Records to use:
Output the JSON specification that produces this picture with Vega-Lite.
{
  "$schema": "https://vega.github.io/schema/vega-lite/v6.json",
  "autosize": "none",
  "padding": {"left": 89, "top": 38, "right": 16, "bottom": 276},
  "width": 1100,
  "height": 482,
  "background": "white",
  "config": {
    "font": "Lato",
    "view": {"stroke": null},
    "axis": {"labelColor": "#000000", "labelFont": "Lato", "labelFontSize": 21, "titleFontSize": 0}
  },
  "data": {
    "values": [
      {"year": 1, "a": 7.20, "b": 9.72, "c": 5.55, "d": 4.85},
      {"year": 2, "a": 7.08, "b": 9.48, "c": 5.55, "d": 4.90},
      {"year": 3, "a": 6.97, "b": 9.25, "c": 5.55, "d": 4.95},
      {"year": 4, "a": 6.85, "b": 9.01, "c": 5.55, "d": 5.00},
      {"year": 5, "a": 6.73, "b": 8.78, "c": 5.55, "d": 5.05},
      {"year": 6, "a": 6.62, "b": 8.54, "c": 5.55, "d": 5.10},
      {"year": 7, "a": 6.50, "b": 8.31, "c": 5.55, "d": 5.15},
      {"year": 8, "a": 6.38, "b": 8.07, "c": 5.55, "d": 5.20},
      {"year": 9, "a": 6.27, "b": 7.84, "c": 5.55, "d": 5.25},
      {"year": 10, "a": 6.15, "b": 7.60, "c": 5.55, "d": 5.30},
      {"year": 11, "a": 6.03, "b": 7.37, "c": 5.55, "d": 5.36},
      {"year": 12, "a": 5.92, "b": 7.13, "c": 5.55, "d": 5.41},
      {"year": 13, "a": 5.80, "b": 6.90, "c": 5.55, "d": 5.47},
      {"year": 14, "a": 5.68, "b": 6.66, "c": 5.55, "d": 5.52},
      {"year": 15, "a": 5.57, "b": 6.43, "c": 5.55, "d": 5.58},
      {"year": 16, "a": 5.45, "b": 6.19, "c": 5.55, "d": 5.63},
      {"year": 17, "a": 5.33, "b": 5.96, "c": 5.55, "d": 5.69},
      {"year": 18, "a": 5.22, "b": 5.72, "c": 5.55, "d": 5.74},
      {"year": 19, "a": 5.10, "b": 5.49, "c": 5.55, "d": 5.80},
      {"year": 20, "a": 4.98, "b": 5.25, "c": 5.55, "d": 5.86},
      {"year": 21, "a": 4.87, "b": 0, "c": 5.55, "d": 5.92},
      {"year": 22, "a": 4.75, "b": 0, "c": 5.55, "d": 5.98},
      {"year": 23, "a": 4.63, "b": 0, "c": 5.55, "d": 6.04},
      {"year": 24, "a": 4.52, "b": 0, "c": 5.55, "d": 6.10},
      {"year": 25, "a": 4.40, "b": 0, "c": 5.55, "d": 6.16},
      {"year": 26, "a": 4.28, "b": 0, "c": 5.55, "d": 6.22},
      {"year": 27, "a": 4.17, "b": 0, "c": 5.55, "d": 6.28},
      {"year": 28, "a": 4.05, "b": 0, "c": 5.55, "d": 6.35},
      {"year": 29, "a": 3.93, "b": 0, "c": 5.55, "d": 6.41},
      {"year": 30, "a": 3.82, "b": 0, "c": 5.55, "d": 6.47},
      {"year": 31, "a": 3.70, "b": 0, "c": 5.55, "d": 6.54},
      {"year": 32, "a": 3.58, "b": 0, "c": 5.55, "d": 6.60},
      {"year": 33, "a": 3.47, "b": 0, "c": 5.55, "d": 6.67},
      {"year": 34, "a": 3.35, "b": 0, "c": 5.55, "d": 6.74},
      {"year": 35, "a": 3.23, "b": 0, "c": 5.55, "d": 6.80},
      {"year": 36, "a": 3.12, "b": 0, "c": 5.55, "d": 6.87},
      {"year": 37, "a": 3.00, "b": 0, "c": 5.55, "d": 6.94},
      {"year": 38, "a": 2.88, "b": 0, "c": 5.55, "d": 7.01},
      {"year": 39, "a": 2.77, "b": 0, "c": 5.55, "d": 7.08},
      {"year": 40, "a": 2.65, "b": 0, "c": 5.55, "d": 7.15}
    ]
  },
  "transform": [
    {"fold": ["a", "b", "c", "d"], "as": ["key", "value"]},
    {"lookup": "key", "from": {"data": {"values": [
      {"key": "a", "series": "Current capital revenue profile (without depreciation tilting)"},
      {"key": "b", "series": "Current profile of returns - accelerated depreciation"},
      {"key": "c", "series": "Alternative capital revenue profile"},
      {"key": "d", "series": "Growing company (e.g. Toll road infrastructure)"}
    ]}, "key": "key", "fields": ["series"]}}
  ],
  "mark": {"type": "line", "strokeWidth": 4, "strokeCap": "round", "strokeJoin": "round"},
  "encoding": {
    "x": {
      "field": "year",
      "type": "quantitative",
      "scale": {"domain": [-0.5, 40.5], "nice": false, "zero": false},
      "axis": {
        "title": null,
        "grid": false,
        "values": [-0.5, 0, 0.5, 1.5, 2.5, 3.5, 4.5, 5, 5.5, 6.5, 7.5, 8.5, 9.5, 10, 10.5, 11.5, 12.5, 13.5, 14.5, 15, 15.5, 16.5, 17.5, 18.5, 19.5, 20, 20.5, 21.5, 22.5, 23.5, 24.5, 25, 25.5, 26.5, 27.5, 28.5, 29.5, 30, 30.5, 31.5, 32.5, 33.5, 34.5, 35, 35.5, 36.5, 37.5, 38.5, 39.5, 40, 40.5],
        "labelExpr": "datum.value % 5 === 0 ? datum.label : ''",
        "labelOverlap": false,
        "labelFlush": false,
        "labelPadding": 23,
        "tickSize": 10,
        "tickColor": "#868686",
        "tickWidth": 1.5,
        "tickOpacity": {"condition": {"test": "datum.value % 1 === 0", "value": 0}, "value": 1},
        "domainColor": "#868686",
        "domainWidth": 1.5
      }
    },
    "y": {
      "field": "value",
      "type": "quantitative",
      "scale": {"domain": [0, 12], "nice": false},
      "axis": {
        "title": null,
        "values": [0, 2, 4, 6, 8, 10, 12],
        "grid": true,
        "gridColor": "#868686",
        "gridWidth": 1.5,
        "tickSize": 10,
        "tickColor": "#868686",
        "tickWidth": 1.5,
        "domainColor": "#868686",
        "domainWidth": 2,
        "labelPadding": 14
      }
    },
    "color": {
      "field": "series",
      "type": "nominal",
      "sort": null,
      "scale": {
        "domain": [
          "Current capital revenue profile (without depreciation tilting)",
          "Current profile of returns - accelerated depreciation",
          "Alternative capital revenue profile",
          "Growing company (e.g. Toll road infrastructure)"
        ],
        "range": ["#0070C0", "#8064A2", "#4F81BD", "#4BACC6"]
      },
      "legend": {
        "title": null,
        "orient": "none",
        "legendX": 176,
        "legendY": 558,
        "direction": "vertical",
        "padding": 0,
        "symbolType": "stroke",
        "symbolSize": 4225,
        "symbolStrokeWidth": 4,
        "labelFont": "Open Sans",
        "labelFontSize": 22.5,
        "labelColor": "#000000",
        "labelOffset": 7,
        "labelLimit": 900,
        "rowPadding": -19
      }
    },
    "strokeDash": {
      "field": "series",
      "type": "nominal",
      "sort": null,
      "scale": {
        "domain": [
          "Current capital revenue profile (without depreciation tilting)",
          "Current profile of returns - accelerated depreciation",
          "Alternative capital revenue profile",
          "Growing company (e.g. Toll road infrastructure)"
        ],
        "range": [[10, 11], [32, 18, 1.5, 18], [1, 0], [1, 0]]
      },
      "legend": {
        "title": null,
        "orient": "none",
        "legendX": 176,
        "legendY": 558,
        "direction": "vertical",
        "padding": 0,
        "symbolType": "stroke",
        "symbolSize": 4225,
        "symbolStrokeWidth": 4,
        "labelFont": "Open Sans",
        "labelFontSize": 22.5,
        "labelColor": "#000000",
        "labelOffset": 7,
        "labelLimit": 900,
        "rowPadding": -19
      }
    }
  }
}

...

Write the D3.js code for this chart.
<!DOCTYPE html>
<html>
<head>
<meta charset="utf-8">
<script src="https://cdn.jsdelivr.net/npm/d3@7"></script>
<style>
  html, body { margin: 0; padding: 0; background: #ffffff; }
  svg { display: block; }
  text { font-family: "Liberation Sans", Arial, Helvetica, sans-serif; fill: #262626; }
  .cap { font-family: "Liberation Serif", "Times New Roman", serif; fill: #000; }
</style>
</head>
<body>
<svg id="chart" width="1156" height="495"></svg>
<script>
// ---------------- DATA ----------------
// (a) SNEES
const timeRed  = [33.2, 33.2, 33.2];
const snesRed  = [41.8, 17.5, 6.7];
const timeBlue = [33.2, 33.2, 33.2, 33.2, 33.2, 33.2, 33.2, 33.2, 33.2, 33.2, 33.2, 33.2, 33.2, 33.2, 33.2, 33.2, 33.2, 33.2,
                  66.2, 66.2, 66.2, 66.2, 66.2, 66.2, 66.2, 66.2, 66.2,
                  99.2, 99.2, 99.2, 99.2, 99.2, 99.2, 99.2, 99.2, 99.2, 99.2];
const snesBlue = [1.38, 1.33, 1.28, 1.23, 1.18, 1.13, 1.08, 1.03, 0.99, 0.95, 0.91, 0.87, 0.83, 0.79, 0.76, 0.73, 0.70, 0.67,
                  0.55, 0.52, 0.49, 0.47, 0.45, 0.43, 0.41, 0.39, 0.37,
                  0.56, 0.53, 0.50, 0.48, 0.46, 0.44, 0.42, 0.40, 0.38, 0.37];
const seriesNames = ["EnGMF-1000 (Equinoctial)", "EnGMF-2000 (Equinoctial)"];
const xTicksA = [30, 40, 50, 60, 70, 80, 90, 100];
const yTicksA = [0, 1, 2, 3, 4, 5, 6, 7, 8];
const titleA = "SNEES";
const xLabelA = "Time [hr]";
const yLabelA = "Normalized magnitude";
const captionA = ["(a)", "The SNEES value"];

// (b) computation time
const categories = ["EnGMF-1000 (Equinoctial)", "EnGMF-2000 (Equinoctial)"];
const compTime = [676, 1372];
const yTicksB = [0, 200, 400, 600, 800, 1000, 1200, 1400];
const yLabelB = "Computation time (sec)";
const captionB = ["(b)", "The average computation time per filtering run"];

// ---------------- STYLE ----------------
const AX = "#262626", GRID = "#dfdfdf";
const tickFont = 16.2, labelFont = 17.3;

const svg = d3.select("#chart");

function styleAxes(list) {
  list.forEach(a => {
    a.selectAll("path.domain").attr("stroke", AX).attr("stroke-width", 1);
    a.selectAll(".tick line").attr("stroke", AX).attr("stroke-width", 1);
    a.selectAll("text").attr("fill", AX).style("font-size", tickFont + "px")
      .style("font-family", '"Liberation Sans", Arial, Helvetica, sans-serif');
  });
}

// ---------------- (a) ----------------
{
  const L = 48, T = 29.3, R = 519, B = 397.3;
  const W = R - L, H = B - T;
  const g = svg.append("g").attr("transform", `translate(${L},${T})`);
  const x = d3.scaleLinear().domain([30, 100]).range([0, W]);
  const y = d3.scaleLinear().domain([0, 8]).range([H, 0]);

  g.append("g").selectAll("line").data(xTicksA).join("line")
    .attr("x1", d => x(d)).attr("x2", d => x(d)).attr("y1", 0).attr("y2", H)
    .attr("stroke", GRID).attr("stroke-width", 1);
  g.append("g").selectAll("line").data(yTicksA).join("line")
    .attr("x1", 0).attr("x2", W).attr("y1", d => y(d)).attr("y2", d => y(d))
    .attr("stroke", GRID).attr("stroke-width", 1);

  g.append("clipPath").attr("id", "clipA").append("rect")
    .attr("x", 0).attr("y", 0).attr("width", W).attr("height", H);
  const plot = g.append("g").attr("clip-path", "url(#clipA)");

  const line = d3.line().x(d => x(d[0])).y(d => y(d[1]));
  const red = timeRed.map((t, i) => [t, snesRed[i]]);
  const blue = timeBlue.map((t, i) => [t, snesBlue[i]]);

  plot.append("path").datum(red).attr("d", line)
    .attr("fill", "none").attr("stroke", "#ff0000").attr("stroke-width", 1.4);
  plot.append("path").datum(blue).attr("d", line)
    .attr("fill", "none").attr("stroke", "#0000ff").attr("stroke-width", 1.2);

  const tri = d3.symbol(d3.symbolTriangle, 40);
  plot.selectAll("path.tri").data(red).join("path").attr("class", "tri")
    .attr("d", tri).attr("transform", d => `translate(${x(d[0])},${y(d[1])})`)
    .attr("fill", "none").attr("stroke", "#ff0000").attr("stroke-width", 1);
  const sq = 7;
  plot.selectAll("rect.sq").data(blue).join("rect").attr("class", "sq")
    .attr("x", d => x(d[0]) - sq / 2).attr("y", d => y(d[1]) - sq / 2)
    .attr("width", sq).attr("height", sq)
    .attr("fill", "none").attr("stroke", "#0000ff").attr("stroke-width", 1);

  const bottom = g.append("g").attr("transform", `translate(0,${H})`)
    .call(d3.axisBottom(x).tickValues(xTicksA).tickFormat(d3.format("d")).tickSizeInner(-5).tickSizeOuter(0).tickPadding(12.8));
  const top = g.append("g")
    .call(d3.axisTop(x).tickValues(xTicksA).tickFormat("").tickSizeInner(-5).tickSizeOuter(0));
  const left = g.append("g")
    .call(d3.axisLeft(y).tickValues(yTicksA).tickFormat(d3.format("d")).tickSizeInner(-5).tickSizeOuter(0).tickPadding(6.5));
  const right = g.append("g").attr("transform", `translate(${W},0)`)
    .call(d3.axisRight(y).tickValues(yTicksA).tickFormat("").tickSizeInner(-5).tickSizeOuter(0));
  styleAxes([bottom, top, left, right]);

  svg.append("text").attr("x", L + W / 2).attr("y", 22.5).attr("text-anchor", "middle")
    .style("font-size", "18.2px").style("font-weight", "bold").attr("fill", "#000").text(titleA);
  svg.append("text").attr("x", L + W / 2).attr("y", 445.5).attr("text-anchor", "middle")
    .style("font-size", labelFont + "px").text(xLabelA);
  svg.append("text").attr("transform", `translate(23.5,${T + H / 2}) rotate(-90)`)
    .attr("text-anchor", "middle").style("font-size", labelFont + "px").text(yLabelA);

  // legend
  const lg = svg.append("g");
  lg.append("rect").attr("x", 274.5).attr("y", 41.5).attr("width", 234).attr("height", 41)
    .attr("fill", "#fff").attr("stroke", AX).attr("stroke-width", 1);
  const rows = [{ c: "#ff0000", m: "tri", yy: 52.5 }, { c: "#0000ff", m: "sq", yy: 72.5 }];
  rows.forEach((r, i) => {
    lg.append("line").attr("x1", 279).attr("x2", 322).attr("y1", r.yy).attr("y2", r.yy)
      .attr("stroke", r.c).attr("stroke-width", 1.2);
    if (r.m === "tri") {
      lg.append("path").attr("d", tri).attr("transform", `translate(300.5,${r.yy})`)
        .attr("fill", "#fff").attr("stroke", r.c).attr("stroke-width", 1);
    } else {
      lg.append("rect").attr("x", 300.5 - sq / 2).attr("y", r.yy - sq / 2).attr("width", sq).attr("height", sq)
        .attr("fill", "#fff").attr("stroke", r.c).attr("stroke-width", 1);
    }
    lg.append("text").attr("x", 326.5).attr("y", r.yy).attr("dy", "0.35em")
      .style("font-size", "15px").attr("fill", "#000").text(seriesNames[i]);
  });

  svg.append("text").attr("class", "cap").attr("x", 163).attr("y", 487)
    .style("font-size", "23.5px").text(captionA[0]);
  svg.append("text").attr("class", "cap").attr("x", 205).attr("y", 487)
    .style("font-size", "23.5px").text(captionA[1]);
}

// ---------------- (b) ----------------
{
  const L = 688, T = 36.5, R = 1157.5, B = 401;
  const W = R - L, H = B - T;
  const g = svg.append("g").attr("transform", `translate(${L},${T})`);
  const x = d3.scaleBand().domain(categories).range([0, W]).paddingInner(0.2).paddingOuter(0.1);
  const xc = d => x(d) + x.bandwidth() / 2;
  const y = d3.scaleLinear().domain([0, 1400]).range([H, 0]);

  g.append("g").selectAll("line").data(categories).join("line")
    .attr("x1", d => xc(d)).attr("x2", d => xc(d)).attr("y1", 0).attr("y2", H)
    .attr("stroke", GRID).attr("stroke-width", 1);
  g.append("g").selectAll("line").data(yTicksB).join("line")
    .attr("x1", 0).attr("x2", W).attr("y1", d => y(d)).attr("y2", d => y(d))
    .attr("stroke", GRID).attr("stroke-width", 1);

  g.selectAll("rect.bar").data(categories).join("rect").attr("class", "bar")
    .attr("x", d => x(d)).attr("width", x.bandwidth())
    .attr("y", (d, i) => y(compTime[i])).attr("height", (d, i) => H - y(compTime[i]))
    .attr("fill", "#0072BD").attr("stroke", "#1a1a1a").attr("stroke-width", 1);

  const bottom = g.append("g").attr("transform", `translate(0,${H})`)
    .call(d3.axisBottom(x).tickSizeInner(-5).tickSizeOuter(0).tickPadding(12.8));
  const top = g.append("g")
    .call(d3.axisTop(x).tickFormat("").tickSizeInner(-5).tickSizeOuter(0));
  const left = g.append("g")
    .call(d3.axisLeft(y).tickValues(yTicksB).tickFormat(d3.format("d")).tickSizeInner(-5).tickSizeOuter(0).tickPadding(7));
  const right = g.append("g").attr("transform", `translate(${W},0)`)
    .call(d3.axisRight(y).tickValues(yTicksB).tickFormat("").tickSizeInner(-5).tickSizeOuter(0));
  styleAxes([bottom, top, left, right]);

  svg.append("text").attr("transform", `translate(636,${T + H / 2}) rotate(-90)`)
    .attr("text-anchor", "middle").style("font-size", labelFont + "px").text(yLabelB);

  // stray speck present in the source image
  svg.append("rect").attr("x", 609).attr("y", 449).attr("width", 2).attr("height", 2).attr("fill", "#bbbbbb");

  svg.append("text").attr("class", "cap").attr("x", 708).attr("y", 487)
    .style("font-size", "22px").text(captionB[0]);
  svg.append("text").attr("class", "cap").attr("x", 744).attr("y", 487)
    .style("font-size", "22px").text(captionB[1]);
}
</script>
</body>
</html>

--

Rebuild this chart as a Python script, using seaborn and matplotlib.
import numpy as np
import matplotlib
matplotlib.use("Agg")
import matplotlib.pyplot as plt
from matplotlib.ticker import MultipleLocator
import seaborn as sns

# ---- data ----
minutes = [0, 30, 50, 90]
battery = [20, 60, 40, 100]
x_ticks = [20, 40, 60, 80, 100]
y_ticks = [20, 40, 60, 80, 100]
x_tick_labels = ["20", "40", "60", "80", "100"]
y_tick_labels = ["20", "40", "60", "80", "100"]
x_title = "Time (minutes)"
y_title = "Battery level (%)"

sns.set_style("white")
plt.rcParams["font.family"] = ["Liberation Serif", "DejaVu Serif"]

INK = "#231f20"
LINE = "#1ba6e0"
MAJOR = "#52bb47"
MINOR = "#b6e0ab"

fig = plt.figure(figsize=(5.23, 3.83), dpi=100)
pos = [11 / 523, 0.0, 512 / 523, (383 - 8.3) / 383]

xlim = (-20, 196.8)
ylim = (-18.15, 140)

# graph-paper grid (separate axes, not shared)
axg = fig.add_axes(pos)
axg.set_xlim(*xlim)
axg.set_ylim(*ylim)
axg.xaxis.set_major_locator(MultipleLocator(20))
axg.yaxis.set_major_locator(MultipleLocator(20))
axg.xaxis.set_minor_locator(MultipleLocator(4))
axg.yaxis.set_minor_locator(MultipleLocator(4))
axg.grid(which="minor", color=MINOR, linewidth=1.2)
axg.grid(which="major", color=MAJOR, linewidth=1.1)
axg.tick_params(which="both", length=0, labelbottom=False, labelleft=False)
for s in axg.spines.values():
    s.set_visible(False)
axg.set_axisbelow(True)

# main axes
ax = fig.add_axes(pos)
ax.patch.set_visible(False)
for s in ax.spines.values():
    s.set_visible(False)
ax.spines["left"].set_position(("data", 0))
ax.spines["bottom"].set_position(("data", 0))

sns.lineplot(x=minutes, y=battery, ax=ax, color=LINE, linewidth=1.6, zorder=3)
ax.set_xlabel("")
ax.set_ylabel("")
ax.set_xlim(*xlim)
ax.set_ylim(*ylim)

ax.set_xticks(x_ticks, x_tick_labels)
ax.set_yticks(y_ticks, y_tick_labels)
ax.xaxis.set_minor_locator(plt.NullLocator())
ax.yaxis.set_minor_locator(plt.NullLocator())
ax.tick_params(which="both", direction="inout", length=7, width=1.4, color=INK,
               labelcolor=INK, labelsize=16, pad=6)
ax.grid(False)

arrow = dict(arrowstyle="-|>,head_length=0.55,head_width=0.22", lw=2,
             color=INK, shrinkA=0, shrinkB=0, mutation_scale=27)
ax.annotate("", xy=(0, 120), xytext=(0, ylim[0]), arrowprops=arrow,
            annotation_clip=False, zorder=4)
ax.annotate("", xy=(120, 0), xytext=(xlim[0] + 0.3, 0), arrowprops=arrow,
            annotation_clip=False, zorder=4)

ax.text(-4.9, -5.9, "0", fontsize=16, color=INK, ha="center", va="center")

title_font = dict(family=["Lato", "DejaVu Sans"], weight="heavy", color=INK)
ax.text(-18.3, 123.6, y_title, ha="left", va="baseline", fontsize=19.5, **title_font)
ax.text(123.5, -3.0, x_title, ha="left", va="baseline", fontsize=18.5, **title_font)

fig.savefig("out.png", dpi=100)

Directions: Above are the records; print exactly the lines from the line with "Rebuild this chart" to the line with "ylim = (-18.15, 140)", including both, and nothing else.

Answer to this task:
Rebuild this chart as a Python script, using seaborn and matplotlib.
import numpy as np
import matplotlib
matplotlib.use("Agg")
import matplotlib.pyplot as plt
from matplotlib.ticker import MultipleLocator
import seaborn as sns

# ---- data ----
minutes = [0, 30, 50, 90]
battery = [20, 60, 40, 100]
x_ticks = [20, 40, 60, 80, 100]
y_ticks = [20, 40, 60, 80, 100]
x_tick_labels = ["20", "40", "60", "80", "100"]
y_tick_labels = ["20", "40", "60", "80", "100"]
x_title = "Time (minutes)"
y_title = "Battery level (%)"

sns.set_style("white")
plt.rcParams["font.family"] = ["Liberation Serif", "DejaVu Serif"]

INK = "#231f20"
LINE = "#1ba6e0"
MAJOR = "#52bb47"
MINOR = "#b6e0ab"

fig = plt.figure(figsize=(5.23, 3.83), dpi=100)
pos = [11 / 523, 0.0, 512 / 523, (383 - 8.3) / 383]

xlim = (-20, 196.8)
ylim = (-18.15, 140)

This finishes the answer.